| Task |
Write out the data again exactly, skipping every picture.

| Given material |

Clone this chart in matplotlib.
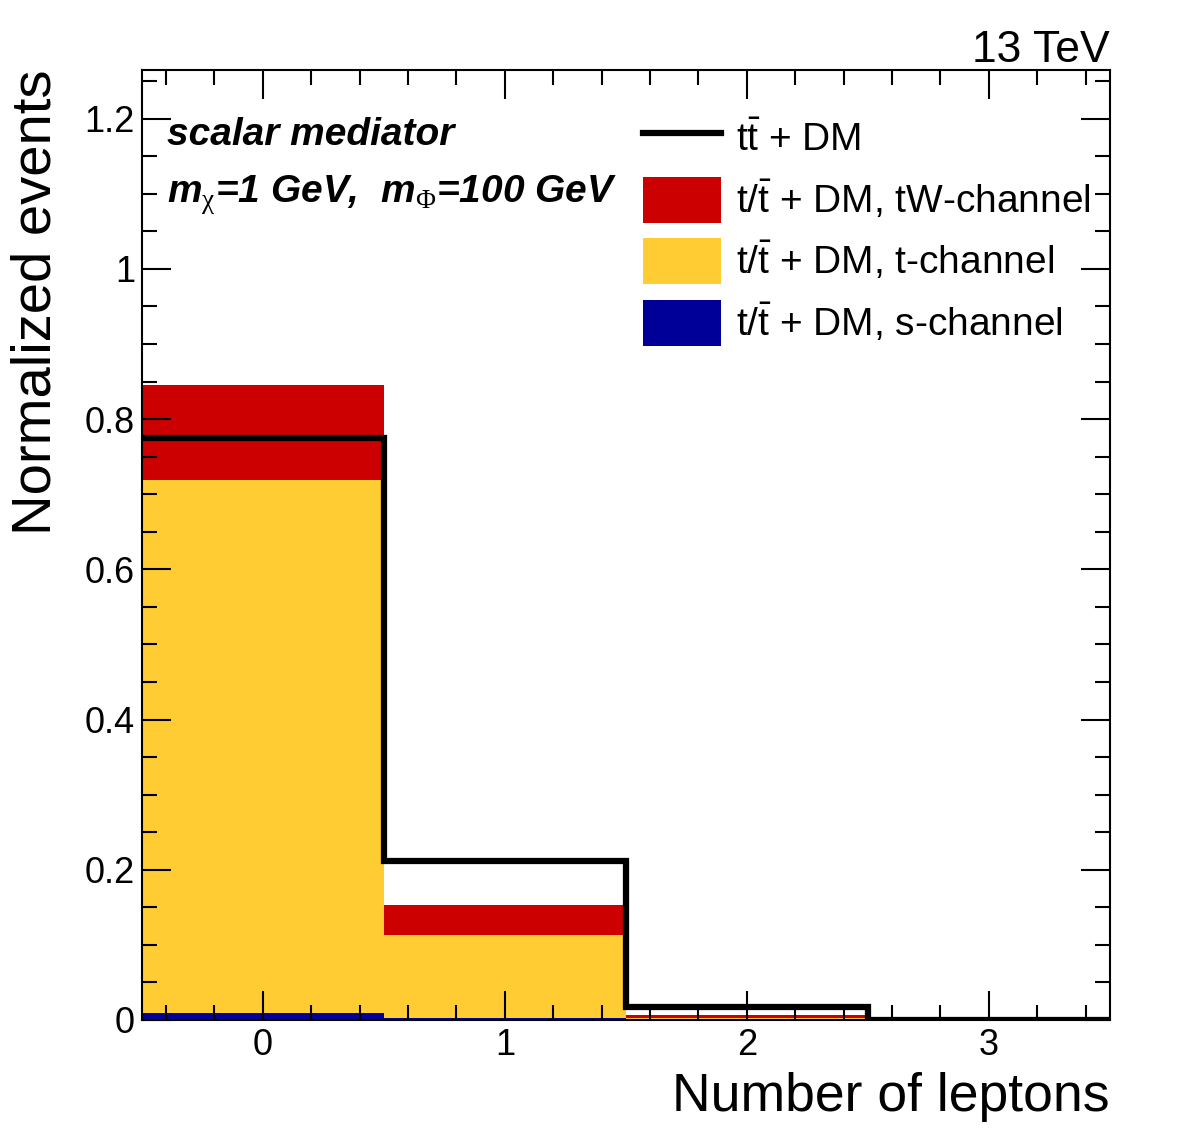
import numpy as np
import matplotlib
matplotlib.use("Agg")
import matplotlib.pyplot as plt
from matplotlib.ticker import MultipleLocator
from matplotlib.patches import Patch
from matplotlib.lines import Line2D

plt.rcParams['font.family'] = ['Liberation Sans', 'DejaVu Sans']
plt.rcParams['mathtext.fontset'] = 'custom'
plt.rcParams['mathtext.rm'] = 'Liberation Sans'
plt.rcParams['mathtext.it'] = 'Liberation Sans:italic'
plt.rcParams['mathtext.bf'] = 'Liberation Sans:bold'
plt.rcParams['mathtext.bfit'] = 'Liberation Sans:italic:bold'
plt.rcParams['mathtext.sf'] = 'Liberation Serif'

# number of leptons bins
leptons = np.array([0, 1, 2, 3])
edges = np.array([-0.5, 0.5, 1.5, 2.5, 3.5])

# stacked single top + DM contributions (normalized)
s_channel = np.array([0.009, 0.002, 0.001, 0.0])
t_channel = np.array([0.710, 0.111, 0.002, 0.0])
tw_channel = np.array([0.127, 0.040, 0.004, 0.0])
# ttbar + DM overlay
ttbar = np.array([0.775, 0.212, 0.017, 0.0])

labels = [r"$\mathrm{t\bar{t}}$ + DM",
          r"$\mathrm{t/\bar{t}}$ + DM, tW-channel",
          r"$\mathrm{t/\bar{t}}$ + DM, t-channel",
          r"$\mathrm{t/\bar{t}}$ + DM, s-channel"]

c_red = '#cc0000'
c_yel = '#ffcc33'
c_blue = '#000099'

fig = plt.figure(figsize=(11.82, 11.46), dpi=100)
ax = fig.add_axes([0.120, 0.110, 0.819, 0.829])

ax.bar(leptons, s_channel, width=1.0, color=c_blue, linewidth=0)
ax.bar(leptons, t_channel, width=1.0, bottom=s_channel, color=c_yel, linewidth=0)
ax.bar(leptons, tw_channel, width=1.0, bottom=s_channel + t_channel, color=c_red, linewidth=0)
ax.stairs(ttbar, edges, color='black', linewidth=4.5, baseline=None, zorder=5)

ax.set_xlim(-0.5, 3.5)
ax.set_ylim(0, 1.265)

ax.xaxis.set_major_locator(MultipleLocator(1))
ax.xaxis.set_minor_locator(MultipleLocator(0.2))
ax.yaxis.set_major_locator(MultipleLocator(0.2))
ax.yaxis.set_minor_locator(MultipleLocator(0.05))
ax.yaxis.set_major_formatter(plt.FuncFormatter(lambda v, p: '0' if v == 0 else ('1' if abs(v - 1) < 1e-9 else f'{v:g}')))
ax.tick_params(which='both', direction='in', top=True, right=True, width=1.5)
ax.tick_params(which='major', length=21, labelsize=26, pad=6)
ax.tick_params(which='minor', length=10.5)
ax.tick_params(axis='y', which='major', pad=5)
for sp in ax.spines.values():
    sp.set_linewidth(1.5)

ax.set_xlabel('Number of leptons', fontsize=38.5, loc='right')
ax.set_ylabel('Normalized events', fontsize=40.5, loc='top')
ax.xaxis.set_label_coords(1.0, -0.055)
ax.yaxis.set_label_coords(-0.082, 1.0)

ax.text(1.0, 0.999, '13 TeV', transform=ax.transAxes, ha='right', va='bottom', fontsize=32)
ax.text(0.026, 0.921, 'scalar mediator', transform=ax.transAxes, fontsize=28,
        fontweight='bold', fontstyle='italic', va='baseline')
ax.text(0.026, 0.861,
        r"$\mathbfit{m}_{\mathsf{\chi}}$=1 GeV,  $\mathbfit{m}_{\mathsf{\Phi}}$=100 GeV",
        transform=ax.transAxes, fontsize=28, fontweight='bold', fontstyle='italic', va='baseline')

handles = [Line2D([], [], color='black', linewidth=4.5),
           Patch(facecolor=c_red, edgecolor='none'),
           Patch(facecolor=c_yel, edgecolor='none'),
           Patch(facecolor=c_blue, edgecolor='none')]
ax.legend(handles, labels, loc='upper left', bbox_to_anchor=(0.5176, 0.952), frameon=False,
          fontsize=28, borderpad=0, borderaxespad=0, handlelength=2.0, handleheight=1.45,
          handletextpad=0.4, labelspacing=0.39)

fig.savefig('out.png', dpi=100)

| Output for this exercise |
Clone this chart in matplotlib.
import numpy as np
import matplotlib
matplotlib.use("Agg")
import matplotlib.pyplot as plt
from matplotlib.ticker import MultipleLocator
from matplotlib.patches import Patch
from matplotlib.lines import Line2D

plt.rcParams['font.family'] = ['Liberation Sans', 'DejaVu Sans']
plt.rcParams['mathtext.fontset'] = 'custom'
plt.rcParams['mathtext.rm'] = 'Liberation Sans'
plt.rcParams['mathtext.it'] = 'Liberation Sans:italic'
plt.rcParams['mathtext.bf'] = 'Liberation Sans:bold'
plt.rcParams['mathtext.bfit'] = 'Liberation Sans:italic:bold'
plt.rcParams['mathtext.sf'] = 'Liberation Serif'

# number of leptons bins
leptons = np.array([0, 1, 2, 3])
edges = np.array([-0.5, 0.5, 1.5, 2.5, 3.5])

# stacked single top + DM contributions (normalized)
s_channel = np.array([0.009, 0.002, 0.001, 0.0])
t_channel = np.array([0.710, 0.111, 0.002, 0.0])
tw_channel = np.array([0.127, 0.040, 0.004, 0.0])
# ttbar + DM overlay
ttbar = np.array([0.775, 0.212, 0.017, 0.0])

labels = [r"$\mathrm{t\bar{t}}$ + DM",
          r"$\mathrm{t/\bar{t}}$ + DM, tW-channel",
          r"$\mathrm{t/\bar{t}}$ + DM, t-channel",
          r"$\mathrm{t/\bar{t}}$ + DM, s-channel"]

c_red = '#cc0000'
c_yel = '#ffcc33'
c_blue = '#000099'

fig = plt.figure(figsize=(11.82, 11.46), dpi=100)
ax = fig.add_axes([0.120, 0.110, 0.819, 0.829])

ax.bar(leptons, s_channel, width=1.0, color=c_blue, linewidth=0)
ax.bar(leptons, t_channel, width=1.0, bottom=s_channel, color=c_yel, linewidth=0)
ax.bar(leptons, tw_channel, width=1.0, bottom=s_channel + t_channel, color=c_red, linewidth=0)
ax.stairs(ttbar, edges, color='black', linewidth=4.5, baseline=None, zorder=5)

ax.set_xlim(-0.5, 3.5)
ax.set_ylim(0, 1.265)

ax.xaxis.set_major_locator(MultipleLocator(1))
ax.xaxis.set_minor_locator(MultipleLocator(0.2))
ax.yaxis.set_major_locator(MultipleLocator(0.2))
ax.yaxis.set_minor_locator(MultipleLocator(0.05))
ax.yaxis.set_major_formatter(plt.FuncFormatter(lambda v, p: '0' if v == 0 else ('1' if abs(v - 1) < 1e-9 else f'{v:g}')))
ax.tick_params(which='both', direction='in', top=True, right=True, width=1.5)
ax.tick_params(which='major', length=21, labelsize=26, pad=6)
ax.tick_params(which='minor', length=10.5)
ax.tick_params(axis='y', which='major', pad=5)
for sp in ax.spines.values():
    sp.set_linewidth(1.5)

ax.set_xlabel('Number of leptons', fontsize=38.5, loc='right')
ax.set_ylabel('Normalized events', fontsize=40.5, loc='top')
ax.xaxis.set_label_coords(1.0, -0.055)
ax.yaxis.set_label_coords(-0.082, 1.0)

ax.text(1.0, 0.999, '13 TeV', transform=ax.transAxes, ha='right', va='bottom', fontsize=32)
ax.text(0.026, 0.921, 'scalar mediator', transform=ax.transAxes, fontsize=28,
        fontweight='bold', fontstyle='italic', va='baseline')
ax.text(0.026, 0.861,
        r"$\mathbfit{m}_{\mathsf{\chi}}$=1 GeV,  $\mathbfit{m}_{\mathsf{\Phi}}$=100 GeV",
        transform=ax.transAxes, fontsize=28, fontweight='bold', fontstyle='italic', va='baseline')

handles = [Line2D([], [], color='black', linewidth=4.5),
           Patch(facecolor=c_red, edgecolor='none'),
           Patch(facecolor=c_yel, edgecolor='none'),
           Patch(facecolor=c_blue, edgecolor='none')]
ax.legend(handles, labels, loc='upper left', bbox_to_anchor=(0.5176, 0.952), frameon=False,
          fontsize=28, borderpad=0, borderaxespad=0, handlelength=2.0, handleheight=1.45,
          handletextpad=0.4, labelspacing=0.39)

fig.savefig('out.png', dpi=100)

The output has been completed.